First I discussed and demonstrated the basics of Cold Process Soapmaking. Yes, I know I should be wearing long sleeves – but it was so hot. We were so lucky to have my husband’s borrowed air conditioner form his office but the temperatures still got above 80 degrees in the Soap Instructional Lab; thus the short sleeves.
For the second part of my class each student was able to come up and weigh out one of the ingredients or try their hand at stick blending the soap. Notice the bag they are pouring out of. They are the Bramble Berry boilable fixed oil bags so that you can melt solid oils in the microwave or boil them. Plus, they are space saving from a shipping standpoint saving money and saving the planet through less packaging.
Every student ended up with 2 bars of soap that they fragranced and colored themselves. The bars use the nearly same recipe with the only difference being one had a superfat of 1% and the other 10.5%.
Next up, was Lori Nova sharing her incredible swirling and layering techniques.
Lori generously shared her award winning and precise way of swirling soap perfectly. Her method of soaping is detail oriented and she keeps copious notes for every batch, assuring that she can replicate every success, every time.
Here is one of the completed soap batches getting ready to be covered and insulated. Can you believe she actually made this gorgeous soap while 15 people watched? Lori is the consumate professional who kept cool and delivered a perfect batch of soap, even with questions being fired at her from left and right.
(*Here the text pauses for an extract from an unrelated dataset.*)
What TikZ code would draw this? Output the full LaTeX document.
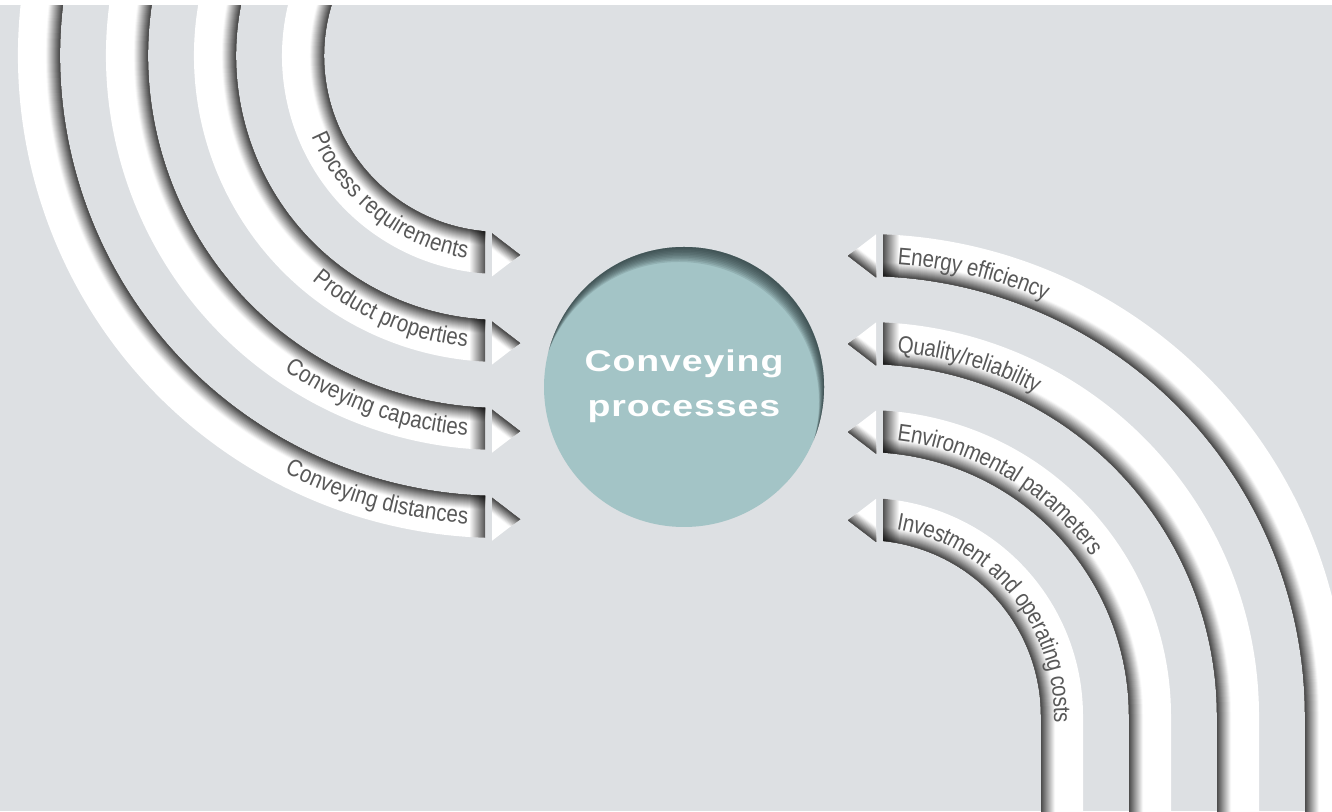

Finally, Jill ended the day with a hands-on lotion making class. She has a wonderfully organized way of teaching lotion making in stations all around the class room. We had a bit of a kerfuffle when beeswax was put out instead of emulsifying wax. No one could figure out just why our perfect, fail-safe lotion recipe wasn’t turning out until we realized that the emulsifying wax container was filled with bleached beeswax. Whoops. We quickly reset and everyone made perfect lotions with just a little delay. The mishap proved two things: beeswax isn’t the best emulsifier and that everyone makes mistakes. So, if you want to lessen your chance of mistakes, do the Lori Nova method of taking copious notes and follow a preparation check-list, each and every time.